Why do we want omptarget.h here?

590

I'm fine with that, as long as we really do it.

767

This none_of is useless here because InitializedFlags[DeviceId] is reset beforehand.

openmp/libomptarget/src/device.cpp
471

Who calls it?

tianshilei1992 added inline comments.Mar 7 2022, 7:58 AM
openmp/libomptarget/plugins/cuda/src/rtl.cpp
767

Oh, none_of, nvm.

jdoerfert marked an inline comment as done.Mar 7 2022, 8:13 AM
jdoerfert added inline comments.
openmp/libomptarget/plugins/cuda/src/rtl.cpp
26

Because my clang complete things we use it (probably for some types).

590

If we wouldn't, how is this patch making it worse? All the assignments below would be racy as well.

767

This is going to be replaced in the follow up when we have one event pool per device (which we need).

openmp/libomptarget/src/device.cpp
471

Nobody anymore, probably. Was called but I removed it. We would call it for hard_shutdown though.
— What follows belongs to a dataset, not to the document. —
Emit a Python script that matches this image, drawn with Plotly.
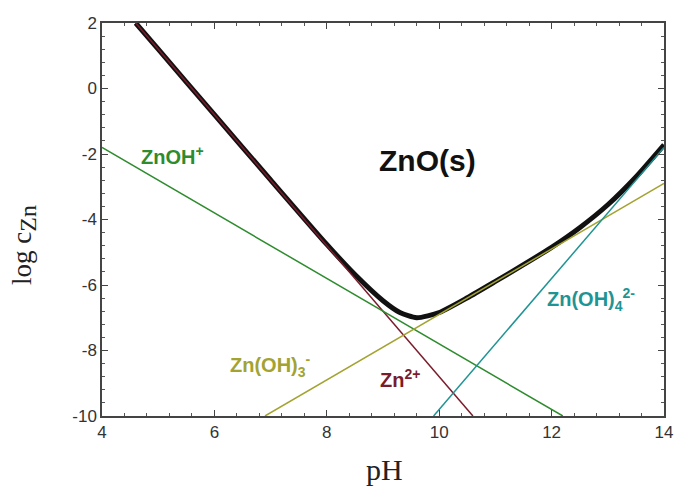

tianshilei1992 accepted this revision.Mar 7 2022, 5:53 PM

LG w/ some nits.

openmp/libomptarget/plugins/cuda/src/rtl.cpp
26

omptargetplugin.h includes omptarget.h already, but it's a good practice to include what we need. Good to keep it.

590

I agree. No problem. I mean, we need to do guard it. If not in this patch, then we do it in another patch.

openmp/libomptarget/src/device.cpp
471

We can call it in the deinit function emitted by clang in another patch once we land it.

This revision is now accepted and ready to land.Mar 7 2022, 5:53 PM
tianshilei1992 added inline comments.
openmp/libomptarget/plugins/cuda/src/rtl.cpp
760

Modules are not indexed by device ID. We need std::vector<std::vector<CUmodule>> instead.